Supplied data
——————
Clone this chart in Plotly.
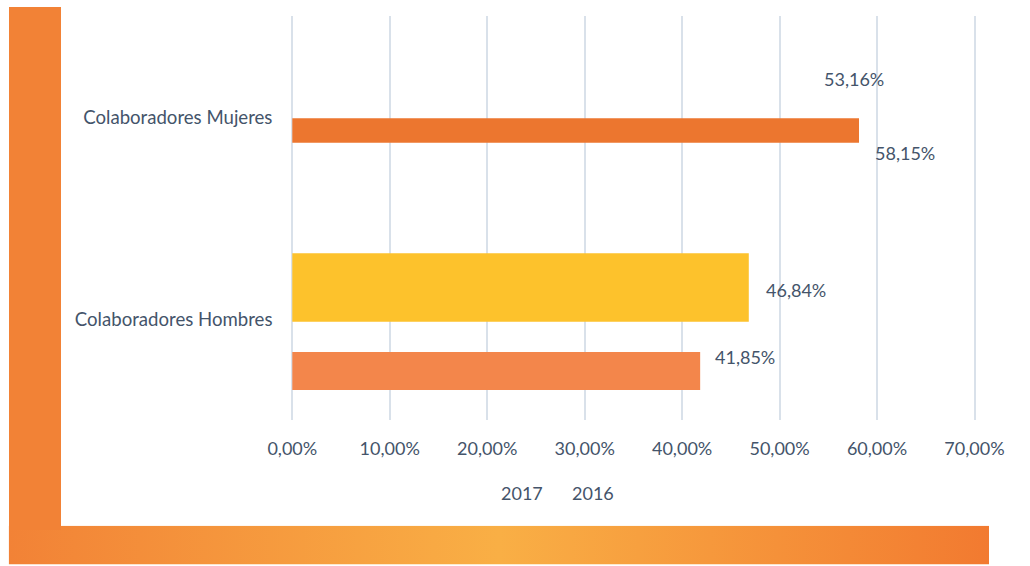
import base64
import plotly.graph_objects as go

# ---- data -------------------------------------------------------------
categories = ["Colaboradores Hombres", "Colaboradores Mujeres"]
series_names = ["2017", "2016"]
values_2017 = [46.84, 53.16]
values_2016 = [41.85, 58.15]
x_ticks = [0, 10, 20, 30, 40, 50, 60, 70]

# ---- styling ----------------------------------------------------------
W, H = 1030, 566
TEXT = "#44546A"
GRID = "#D9E1EA"
FONT = "Lato"

colors_2017 = ["#FDC22C", "rgba(255,255,255,0)"]
colors_2016 = ["#F3864B", "#EC762F"]

# bar placement inside each category band (offset / width in category units)
offset_2017 = [-0.013, 0.12]
width_2017 = [0.338, 0.14]
offset_2016 = [-0.351, -0.127]
width_2016 = [0.188, 0.121]

# value-label nudges (pixels) per category, per series
shift_2017 = [(15, 29), (12, 38)]
shift_2016 = [(13, -38), (14, -36)]

# plot area in pixels: 0 % sits at PX_L, 70 % at PX_R
PX_L, PX_R, PX_T, PX_B = 292.3, 974.5, 16, 420
PAD = 0.6  # range padding so the end gridlines are drawn


def fx(px):
    return px / W


def fy(py):
    return 1 - py / H


def pct(v):
    return f"{v:.2f}".replace(".", ",") + "%"


x_min, x_max = x_ticks[0], x_ticks[-1]
px_per_unit = (PX_R - PX_L) / (x_max - x_min)
dom_l = PX_L - PAD * px_per_unit
dom_r = PX_R + PAD * px_per_unit

fig = go.Figure()

fig.add_trace(go.Bar(
    name=series_names[0], y=categories, x=values_2017, orientation="h",
    offset=offset_2017, width=width_2017,
    marker=dict(color=colors_2017, line=dict(width=0)),
    hoverinfo="x+y",
))
fig.add_trace(go.Bar(
    name=series_names[1], y=categories, x=values_2016, orientation="h",
    offset=offset_2016, width=width_2016,
    marker=dict(color=colors_2016, line=dict(width=0)),
    hoverinfo="x+y",
))

# value labels
annotations = []
for vals, shifts in ((values_2017, shift_2017), (values_2016, shift_2016)):
    for cat, v, (dx, dy) in zip(categories, vals, shifts):
        annotations.append(dict(
            x=v, y=cat, xref="x", yref="y",
            text=pct(v),
            showarrow=False, xanchor="left", yanchor="middle",
            xshift=dx, yshift=dy,
            font=dict(family=FONT, size=18, color=TEXT),
        ))

# legend entries (text only)
for name, cx in zip(series_names, (521.7, 592.7)):
    annotations.append(dict(
        x=fx(cx), y=fy(492.7), xref="paper", yref="paper",
        text=name, showarrow=False, xanchor="center", yanchor="middle",
        font=dict(family=FONT, size=18, color=TEXT),
    ))

# orange L-shaped frame: gradient strip along the bottom, solid bar on the left
svg = (
    '<svg xmlns="http://www.w3.org/2000/svg" width="980" height="39" '
    'preserveAspectRatio="none" viewBox="0 0 980 39">'
    '<defs><linearGradient id="g" x1="0" y1="0" x2="1" y2="0">'
    '<stop offset="0" stop-color="#F28236"/>'
    '<stop offset="0.5" stop-color="#F9AF45"/>'
    '<stop offset="1" stop-color="#F27A30"/>'
    '</linearGradient></defs>'
    '<rect width="980" height="39" fill="url(#g)"/></svg>'
)
src = "data:image/svg+xml;base64," + base64.b64encode(svg.encode()).decode()

fig.update_layout(
    images=[dict(
        source=src, xref="paper", yref="paper",
        x=fx(8.7), y=fy(525.7), sizex=fx(989) - fx(8.7),
        sizey=fy(525.7) - fy(564.5), xanchor="left", yanchor="top",
        sizing="stretch", layer="below",
    )],
    shapes=[dict(
        type="rect", xref="paper", yref="paper",
        x0=fx(9), x1=fx(61), y0=fy(530), y1=fy(7),
        fillcolor="#F28236", line=dict(width=0), layer="below",
    )],
)

fig.update_layout(
    template="none",
    width=W, height=H,
    margin=dict(l=0, r=0, t=0, b=0),
    paper_bgcolor="white", plot_bgcolor="white",
    showlegend=False,
    barmode="group",
    font=dict(family=FONT, size=18, color=TEXT),
    annotations=annotations,
    xaxis=dict(
        domain=[fx(dom_l), fx(dom_r)],
        range=[x_min - PAD, x_max + PAD],
        tickmode="array", tickvals=x_ticks, ticktext=[pct(t) for t in x_ticks],
        showgrid=True, gridcolor=GRID, gridwidth=2,
        zeroline=False, showline=False, ticks="",
        ticklabelstandoff=16, automargin=False,
        tickfont=dict(family=FONT, size=18, color=TEXT),
        fixedrange=True,
    ),
    yaxis=dict(
        domain=[fy(PX_B), fy(PX_T)],
        type="category", categoryorder="array", categoryarray=categories,
        range=[-0.5, 1.5],
        showgrid=False, zeroline=False, showline=False, ticks="",
        ticklabelstandoff=13, automargin=False,
        tickfont=dict(family=FONT, size=18.6, color=TEXT),
        fixedrange=True,
    ),
)

fig.write_html("out.html")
——————
Requirement
Each line above is to be copied verbatim. Drop any image from the copy.

Output
Clone this chart in Plotly.
import base64
import plotly.graph_objects as go

# ---- data -------------------------------------------------------------
categories = ["Colaboradores Hombres", "Colaboradores Mujeres"]
series_names = ["2017", "2016"]
values_2017 = [46.84, 53.16]
values_2016 = [41.85, 58.15]
x_ticks = [0, 10, 20, 30, 40, 50, 60, 70]

# ---- styling ----------------------------------------------------------
W, H = 1030, 566
TEXT = "#44546A"
GRID = "#D9E1EA"
FONT = "Lato"

colors_2017 = ["#FDC22C", "rgba(255,255,255,0)"]
colors_2016 = ["#F3864B", "#EC762F"]

# bar placement inside each category band (offset / width in category units)
offset_2017 = [-0.013, 0.12]
width_2017 = [0.338, 0.14]
offset_2016 = [-0.351, -0.127]
width_2016 = [0.188, 0.121]

# value-label nudges (pixels) per category, per series
shift_2017 = [(15, 29), (12, 38)]
shift_2016 = [(13, -38), (14, -36)]

# plot area in pixels: 0 % sits at PX_L, 70 % at PX_R
PX_L, PX_R, PX_T, PX_B = 292.3, 974.5, 16, 420
PAD = 0.6  # range padding so the end gridlines are drawn


def fx(px):
    return px / W


def fy(py):
    return 1 - py / H


def pct(v):
    return f"{v:.2f}".replace(".", ",") + "%"


x_min, x_max = x_ticks[0], x_ticks[-1]
px_per_unit = (PX_R - PX_L) / (x_max - x_min)
dom_l = PX_L - PAD * px_per_unit
dom_r = PX_R + PAD * px_per_unit

fig = go.Figure()

fig.add_trace(go.Bar(
    name=series_names[0], y=categories, x=values_2017, orientation="h",
    offset=offset_2017, width=width_2017,
    marker=dict(color=colors_2017, line=dict(width=0)),
    hoverinfo="x+y",
))
fig.add_trace(go.Bar(
    name=series_names[1], y=categories, x=values_2016, orientation="h",
    offset=offset_2016, width=width_2016,
    marker=dict(color=colors_2016, line=dict(width=0)),
    hoverinfo="x+y",
))

# value labels
annotations = []
for vals, shifts in ((values_2017, shift_2017), (values_2016, shift_2016)):
    for cat, v, (dx, dy) in zip(categories, vals, shifts):
        annotations.append(dict(
            x=v, y=cat, xref="x", yref="y",
            text=pct(v),
            showarrow=False, xanchor="left", yanchor="middle",
            xshift=dx, yshift=dy,
            font=dict(family=FONT, size=18, color=TEXT),
        ))

# legend entries (text only)
for name, cx in zip(series_names, (521.7, 592.7)):
    annotations.append(dict(
        x=fx(cx), y=fy(492.7), xref="paper", yref="paper",
        text=name, showarrow=False, xanchor="center", yanchor="middle",
        font=dict(family=FONT, size=18, color=TEXT),
    ))

# orange L-shaped frame: gradient strip along the bottom, solid bar on the left
svg = (
    '<svg xmlns="http://www.w3.org/2000/svg" width="980" height="39" '
    'preserveAspectRatio="none" viewBox="0 0 980 39">'
    '<defs><linearGradient id="g" x1="0" y1="0" x2="1" y2="0">'
    '<stop offset="0" stop-color="#F28236"/>'
    '<stop offset="0.5" stop-color="#F9AF45"/>'
    '<stop offset="1" stop-color="#F27A30"/>'
    '</linearGradient></defs>'
    '<rect width="980" height="39" fill="url(#g)"/></svg>'
)
src = "data:image/svg+xml;base64," + base64.b64encode(svg.encode()).decode()

fig.update_layout(
    images=[dict(
        source=src, xref="paper", yref="paper",
        x=fx(8.7), y=fy(525.7), sizex=fx(989) - fx(8.7),
        sizey=fy(525.7) - fy(564.5), xanchor="left", yanchor="top",
        sizing="stretch", layer="below",
    )],
    shapes=[dict(
        type="rect", xref="paper", yref="paper",
        x0=fx(9), x1=fx(61), y0=fy(530), y1=fy(7),
        fillcolor="#F28236", line=dict(width=0), layer="below",
    )],
)

fig.update_layout(
    template="none",
    width=W, height=H,
    margin=dict(l=0, r=0, t=0, b=0),
    paper_bgcolor="white", plot_bgcolor="white",
    showlegend=False,
    barmode="group",
    font=dict(family=FONT, size=18, color=TEXT),
    annotations=annotations,
    xaxis=dict(
        domain=[fx(dom_l), fx(dom_r)],
        range=[x_min - PAD, x_max + PAD],
        tickmode="array", tickvals=x_ticks, ticktext=[pct(t) for t in x_ticks],
        showgrid=True, gridcolor=GRID, gridwidth=2,
        zeroline=False, showline=False, ticks="",
        ticklabelstandoff=16, automargin=False,
        tickfont=dict(family=FONT, size=18, color=TEXT),
        fixedrange=True,
    ),
    yaxis=dict(
        domain=[fy(PX_B), fy(PX_T)],
        type="category", categoryorder="array", categoryarray=categories,
        range=[-0.5, 1.5],
        showgrid=False, zeroline=False, showline=False, ticks="",
        ticklabelstandoff=13, automargin=False,
        tickfont=dict(family=FONT, size=18.6, color=TEXT),
        fixedrange=True,
    ),
)

fig.write_html("out.html")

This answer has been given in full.